Chegar perto da Mona Lisa, envolta em vidro numa parede só para ela no Louvre, em Paris, exige paciência e traquejo para furar o bloqueio de uma multidão sempre muito bem paramentada com suas câmeras e smartphones. Cerca de 10 milhões de pessoas passam por ali todos os anos para reverenciar a obra-prima de Leonardo da Vinci, um ícone renascentista que, para ser apreciado com todas as suas nuances de sfumato (a técnica de borrar o fundo da qual Da Vinci é o mestre), demanda tempo — e a fila não dá trégua. Pois a Mona Lisa anda solitária, trancada dentro do Louvre, que, como todos os mais extraordinários museus do planeta, fechou suas portas pelo necessário esforço para frear a contaminação pelo coronavírus. E, como não poderia deixar de ser, La Gioconda virou meme, de pernas para o ar e o semblante leve de quem está em pleno dolce far niente. Isso significa que o quadro ficará no limbo e que a humanidade será privada da arte quando mais precisa dela? De jeito nenhum, garantem os curadores de acervos portentosos como o do Metropolitan, de Nova York. “Compartilhamos nossos tesouros para que sirvam de inspiração a gente de todos os cantos que enfrenta esse período tão difícil”, diz Daniel Weiss, presidente do Met.

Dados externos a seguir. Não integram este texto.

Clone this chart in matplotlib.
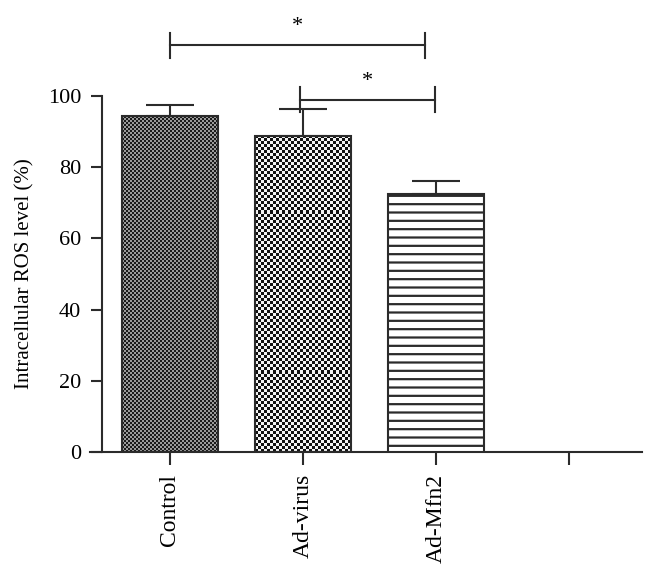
import numpy as np
import matplotlib.pyplot as plt
from matplotlib.colors import ListedColormap

plt.rcParams.update({
    "font.family": "Liberation Serif",
    "font.size": 16,
    "hatch.linewidth": 1.6,
})

# data
groups = ["Control", "Ad-virus", "Ad-Mfn2", ""]
means = [94.3, 88.8, 72.4]
err_up = [3.3, 7.6, 3.6]

# fill style per bar: (checker cell px, dark, light) or None for hatch
fills = [(2.0, "#1a1a1a", "#9a9a9a"), (3.0, "#111111", "#f4f4f4"), None]

# significance brackets: (x0, x1, y, label)
brackets = [(0.0, 1.92, 114.3, "*"), (0.98, 1.99, 99.0, "*")]

LINE = "#2b2b2b"
PX_PER_UNIT_Y = 3.56

fig = plt.figure(figsize=(6.54, 5.73), dpi=100)
ax = fig.add_axes([90 / 654, 1 - 452 / 573, 552 / 654, 452 / 573])

x = np.arange(len(groups))
bars = ax.bar(x[:3], means, width=0.72, color="white",
              edgecolor=LINE, linewidth=1.5, zorder=3)

# checker fills, clipped to the bars
for b, f in zip(bars, fills):
    if f is None:
        b.set_hatch("--")
        continue
    cell, dark, light = f
    nx = int(round(b.get_width() * 133.0 / cell))
    ny = int(round(b.get_height() * PX_PER_UNIT_Y / cell))
    chk = (np.add.outer(np.arange(ny), np.arange(nx)) % 2).astype(float)
    im = ax.imshow(chk, cmap=ListedColormap([dark, light]), aspect="auto",
                   interpolation="nearest", origin="lower", zorder=2,
                   extent=(b.get_x(), b.get_x() + b.get_width(), 0, b.get_height()))
    im.set_clip_path(b)
    b.set_facecolor("none")

ax.errorbar(x[:3], means, yerr=[np.zeros(3), err_up], fmt="none",
            ecolor=LINE, elinewidth=1.5, capsize=17, capthick=1.5, zorder=4)

for x0, x1, y, lab in brackets:
    ax.plot([x0, x1], [y, y], color=LINE, lw=1.5, clip_on=False)
    ax.plot([x0, x0], [y - 3.5, y + 3.5], color=LINE, lw=1.5, clip_on=False)
    ax.plot([x1, x1], [y - 3.5, y + 3.5], color=LINE, lw=1.5, clip_on=False)
    ax.text((x0 + x1) / 2, y + 2.5, lab, ha="center", va="bottom", fontsize=16)

ax.set_xlim(-0.6, 3.55)
ax.set_ylim(0, 452 / PX_PER_UNIT_Y)

ax.spines["top"].set_visible(False)
ax.spines["right"].set_visible(False)
ax.spines["left"].set_position(("data", -0.51))
ax.spines["left"].set_bounds(0, 100)
for s in ["left", "bottom"]:
    ax.spines[s].set_linewidth(1.5)
    ax.spines[s].set_color(LINE)

ax.set_yticks(np.arange(0, 101, 20))
ax.set_xticks(x)
ax.set_xticklabels(groups, rotation=90)
ax.tick_params(axis="y", length=8, width=1.5, color=LINE, labelsize=16, pad=7)
ax.tick_params(axis="x", length=9, width=1.5, color=LINE, labelsize=17, pad=7)
ax.set_ylabel("Intracellular ROS level (%)", fontsize=15)
ax.yaxis.set_label_coords(-0.1, 50 * PX_PER_UNIT_Y / 452)

fig.savefig("out.png", dpi=100)
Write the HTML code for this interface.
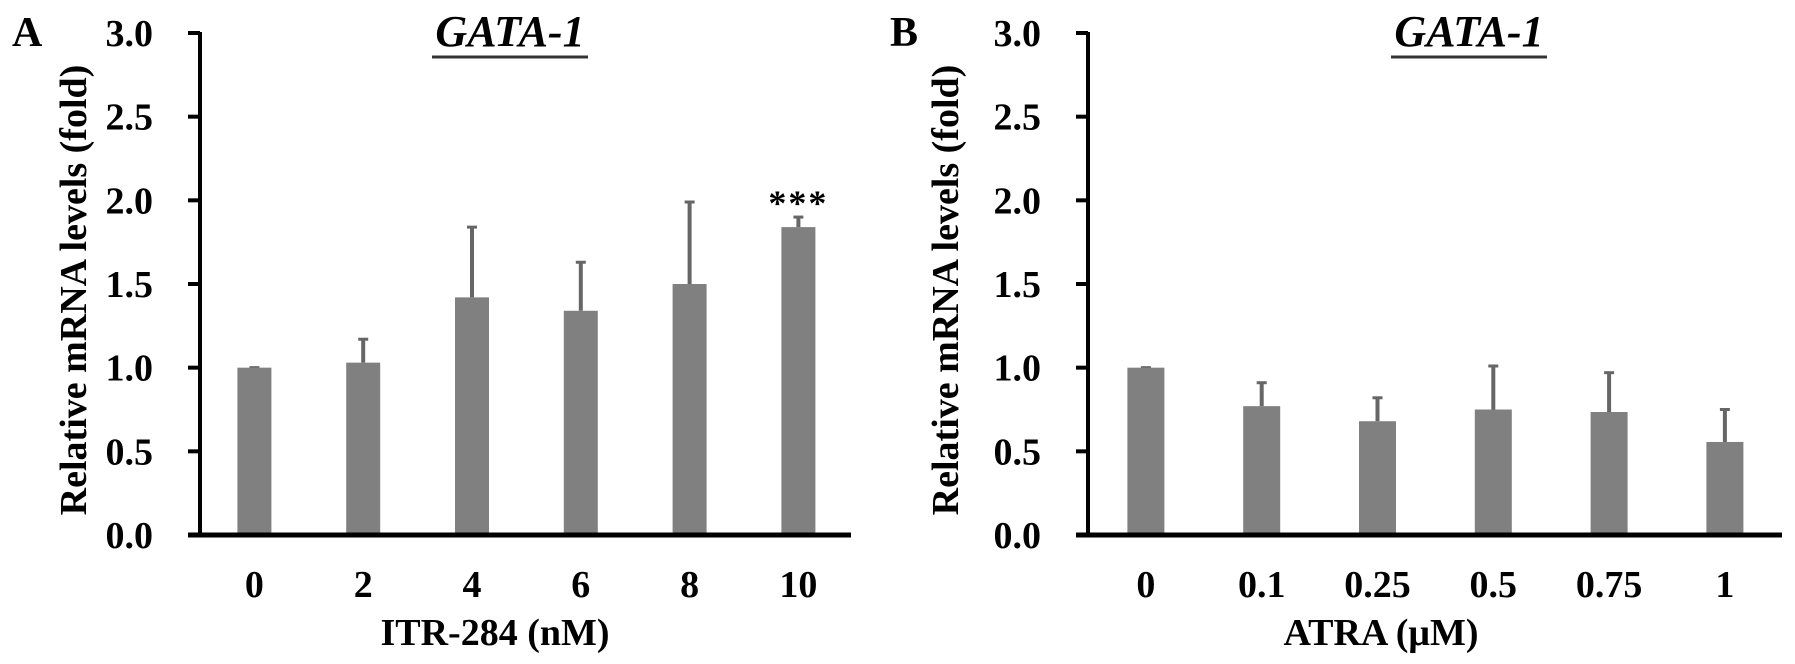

Muitas iniciativas estão fazendo uso de tecnologia para levar arte às pessoas no confinamento do lar. Não está sendo tudo erguido do zero: nesta era ultraconectada, os grandes museus já promovem há algum tempo passeios virtuais por seus valiosos acervos — mais de 2 000 deles, inclusive, podem ser assim “visitados” com a boa ferramenta Google Arts & Culture, que oferece visão de 360 graus e imagens de resolução elevada. Mas há novidades — e a ideia é compensar em alguma medida a impossibilidade de estar frente a frente com uma pincelada nervosa de Van Gogh ou com a grandeza cubista de um quadro como Guernica, apresentando novos ângulos de observação a distância e informação de primeira dada pelos próprios curadores. O Museu Van Gogh, em Amsterdã, preparou roteiros temáticos para quarentenados de todos os tipos — crianças, leigos e especialistas — e criou um aplicativo que permite ir removendo, a cada clique, uma camada de célebres telas do mestre holandês, de modo a revelar segredos por trás delas que a olho nu jamais se alcançariam. No caso de Guernica, o Reina Sofía, de Madri, disponibiliza uma ferramenta que disseca detalhes da tela, em que Pablo Picasso expôs a carnificina da Guerra Civil Espanhola, em 1937, parte do projeto #ElReinaEnCasa.
Consumir arte no laptop ou na tela de um celular, evidentemente, é uma redução da experiência estética que só a presença da obra — sua textura, seu ritmo, seus dégradés — pode trazer. A sensação de ir se afastando pouco a pouco de uma tela de Monet até entender a inteireza da imagem impressionista é única e ninguém pretende substituí-la por um tour virtual. A questão que se impõe agora é que, mesmo reclusa, a população mundial tenha acesso à boa arte, e o faça do jeito mais rico possível. Por força das circunstâncias, pode-se acabar extraindo daí algo desejável: na santa paz de suas casas, as pessoas atentam para ângulos que, não raro, escapam ao olhar devido à pressa. “Elas estão sendo provocadas a ver a arte de maneiras diversas. Isso provavelmente deixará o senso de observação mais aguçado”, reflete o filósofo Francisco Razzo. Quando os museus voltarem à ativa em todo o seu esplendor, o passeio pelas galerias poderá vir a se tornar um programa “mais pleno”, acredita.
Filósofos da arte a definem como a expressão da busca humana por dar significado à existência, pensamento enunciado primeiro por Platão. Em sua tortuosa e brilhante caminhada, Van Gogh dizia: “Quando sinto uma terrível necessidade de religião, saio à noite para pintar as estrelas”. A arte também é uma maneira de a civilização deixar viva a memória, retratando o caminhar da história, como enfatizou o filósofo alemão Friedrich Hegel (1770-1831). Uma terceira face dela pode se revelar bastante útil neste mundo posto do avesso pela pandemia do coronavírus. Uma análise de 3 000 pesquisas sobre os benefícios da arte para os indivíduos, conduzida pela University College de Londres, concluiu que, naqueles que têm contato constante com alguma forma de expressão artística, os níveis de ansiedade baixam consideravelmente e até as respostas imunológicas melhoram. Mais uma razão para não dar vida boa à Mona Lisa.